1982: In January, Casey appoints Gates deputy director for the Intelligence Directorate. He promptly informs the analysts under him that he wants their "best estimates", but begins to keep a "scorecard" of favored analysts that influences promotions. "A little Napoleon," one analyst calls him.

"It was well known among analysts at the time," wrote former Soviet affairs officer Jennifer Glaudemans, "that we would have a hard time getting Gates to sign off on analyses that did not fit his ideological preconceptions." Added Thomas Polgar, an agency veteran who returned as a consultant in the 1980s, "You never heard about a Gates position that differed from Casey's. Either he sincerely believed in Casey's ideology or he catered to it."

Casey asks Gates for a new National Intelligence Estimate on "Soviet support for international terrorism" and also "how far ... the Soviet Union would go in its support for leftists in Central America". It is the beginning of what one analyst will call "slanted studies all over the place". Commented Glaudemans: "I heard terms such as 'soft on the Soviets' and 'Soviet apologist' thrown in certain people's direction."

Gates begins "astutely" (as Time magazine would later put it) cultivating vice president George H W Bush. He takes special pains to brief Bush personally and offers quiet personal briefings to his staff as well, which is otherwise in essence ignored by the Reagan White House.

Late in the year, Gates issues a report that leftist rebels in El Salvador depend "largely" on Sandinista arms, citing as evidence a Nicaraguan customs officer who allowed a Volkswagen allegedly carrying such arms to cross into Honduras. "It was a laughable document," says David MacMichael, former senior estimates officer for Latin America.

1983: Casey names Gates as chairman of the National Intelligence Council that oversees the preparation of all National Intelligence Estimates. Though the CIA put such documents together, intelligence analysts at the Pentagon and the State Department traditionally inserted footnotes of dissent. Now, they are suddenly prevented from doing so. "This false unanimity was no accident," comments a former ranking State Department official. "It was the personal creation of Mr Gates."

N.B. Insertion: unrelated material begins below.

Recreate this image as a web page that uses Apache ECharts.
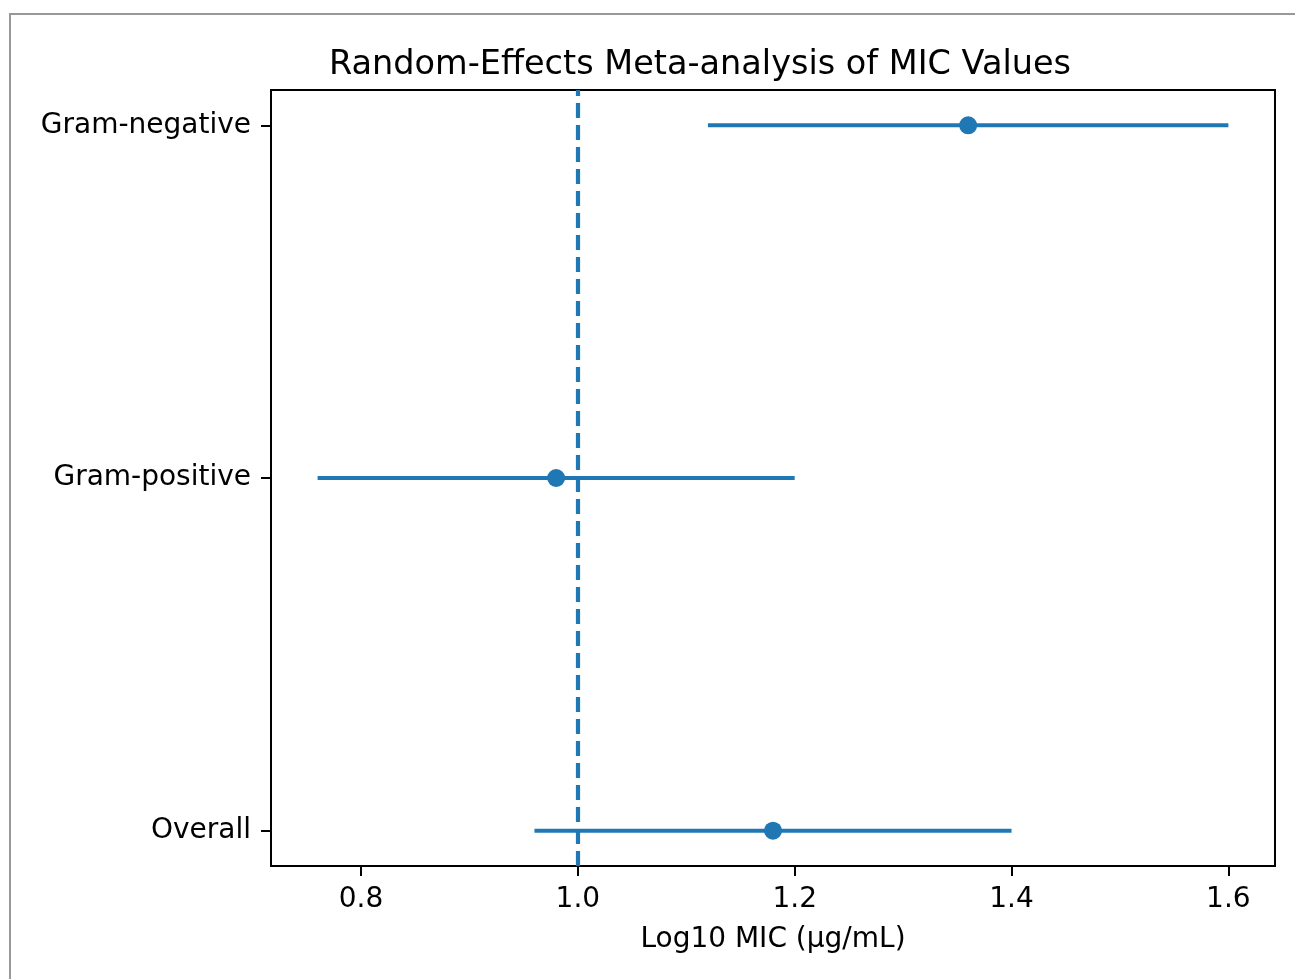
<!doctype html>
<html>
<head>
<meta charset="UTF-8">
<title>Random-Effects Meta-analysis of MIC Values</title>
<script src="https://cdn.jsdelivr.net/npm/echarts@6/dist/echarts.min.js"></script>
<style>
  html, body { margin: 0; padding: 0; background: #fff; }
  #main { width: 1295px; height: 979px; }
</style>
</head>
<body>
<div id="main"></div>
<script type="text/javascript">
// groups, bottom to top (y = 0, 1, 2)
var groups = ['Overall', 'Gram-positive', 'Gram-negative'];
var means = [1.18, 0.98, 1.36];
var ciLow = [0.96, 0.76, 1.12];
var ciHigh = [1.40, 1.20, 1.60];
var xTicks = [0.8, 1.0, 1.2, 1.4, 1.6];
var refValue = 1.0;

var blue = '#1f77b4';
var font = 'DejaVu Sans';

var barData = [], dotData = [];
for (var i = 0; i < groups.length; i++) {
  barData.push([ciLow[i], ciHigh[i], i]);
  dotData.push([means[i], i]);
}

var chart = echarts.init(document.getElementById('main'));
chart.setOption({
  animation: false,
  title: {
    text: 'Random-Effects Meta-analysis of MIC Values',
    left: 695, top: 43, textAlign: 'center',
    textStyle: { fontFamily: font, fontSize: 33.5, fontWeight: 'normal', color: '#000' }
  },
  graphic: [{
    type: 'rect', shape: { x: 10, y: 14, width: 1300, height: 980 },
    style: { fill: 'none', stroke: '#999', lineWidth: 2 }, silent: true
  }],
  grid: { left: 271, right: 20, top: 90, bottom: 113, show: true, borderColor: '#000', borderWidth: 2, backgroundColor: 'transparent' },
  xAxis: {
    type: 'value', min: 0.717, max: 1.643,
    name: 'Log10 MIC (µg/mL)', nameLocation: 'middle', nameGap: 60,
    nameTextStyle: { fontFamily: font, fontSize: 28, color: '#000' },
    axisLine: { show: true, onZero: false, lineStyle: { color: '#000', width: 2 } },
    axisTick: { show: true, inside: false, length: 10, lineStyle: { color: '#000', width: 2 }, customValues: xTicks },
    axisLabel: { fontFamily: font, fontSize: 28, color: '#000', margin: 20, customValues: xTicks,
      formatter: function (v) { return v.toFixed(1); } },
    splitLine: { show: false }
  },
  yAxis: {
    type: 'value', min: -0.1, max: 2.1,
    axisLine: { show: true, onZero: false, lineStyle: { color: '#000', width: 2 } },
    axisTick: { show: true, inside: false, length: 10, lineStyle: { color: '#000', width: 2 }, customValues: [0, 1, 2] },
    axisLabel: { fontFamily: font, fontSize: 28, color: '#000', margin: 20, customValues: [0, 1, 2],
      formatter: function (v) { return groups[Math.round(v)] || ''; } },
    splitLine: { show: false }
  },
  series: [
    {
      type: 'custom',
      data: barData,
      renderItem: function (params, api) {
        var a = api.coord([api.value(0), api.value(2)]);
        var b = api.coord([api.value(1), api.value(2)]);
        return { type: 'line', shape: { x1: a[0], y1: a[1], x2: b[0], y2: b[1] },
          style: { stroke: blue, lineWidth: 4.2 } };
      },
      encode: { x: [0, 1], y: 2 },
      z: 2
    },
    {
      type: 'scatter',
      data: dotData,
      symbol: 'circle', symbolSize: 18,
      itemStyle: { color: blue, opacity: 1 },
      z: 3,
      markLine: {
        silent: true, symbol: 'none', label: { show: false },
        lineStyle: { color: blue, type: [15, 7], width: 4.2 },
        data: [{ xAxis: refValue }]
      }
    }
  ]
});
</script>
</body>
</html>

1984: On December 14, Gates writes Casey a five-page policy memo, arguing that the "Soviets and Cubans are turning Nicaragua into an armed camp with military forces far beyond its defensive needs and in a position to intimidate and coerce its neighbors ... the only way we can prevent disaster in Central America is to acknowledge openly ... that the existence of a Marxist-Leninist regime in Nicaragua closely aligned with the Soviet Union and Cuba is unacceptable to the United States, and that the US will do everything in its power short of invasion to put that regime out." This is an unprecedented step for a deputy for intelligence.

Without US aid the Nicaraguan Contra rebels will not survive, Gates argues, but the US should also break relations with Managua, impose sanctions and a quarantine, set up and recognize a government-in-exile, and launch "air strikes to destroy a considerable portion of Nicaragua's military buildup". He is recommending "hard measures", he tells Casey; it's time to "stop fooling ourselves".

Gates will later claim that he never shared Casey's hawkish convictions or priorities regarding Nicaragua. "For reasons I never fully comprehended," he wrote in his memoir, "Bill Casey became obsessed with Central America."

1982-85 (the Middle East and Afghanistan): The Bir bombing in March 1985 is part of a grim sequence of events most Americans never acknowledge. Gates knows it all intimately.

In September 1982 - despite US diplomatic pledges that its peacekeeping marines would protect civilian innocents while Palestinian Liberation Organization forces made a negotiated exit from Lebanon - the marines are suddenly withdrawn and Israeli-backed Lebanese forces massacre more than 600 unarmed people (mostly women, children, and the elderly) in the Sabra and Shatila refugee camps. Even American officials later call the withdrawal "treacherous" and "criminal".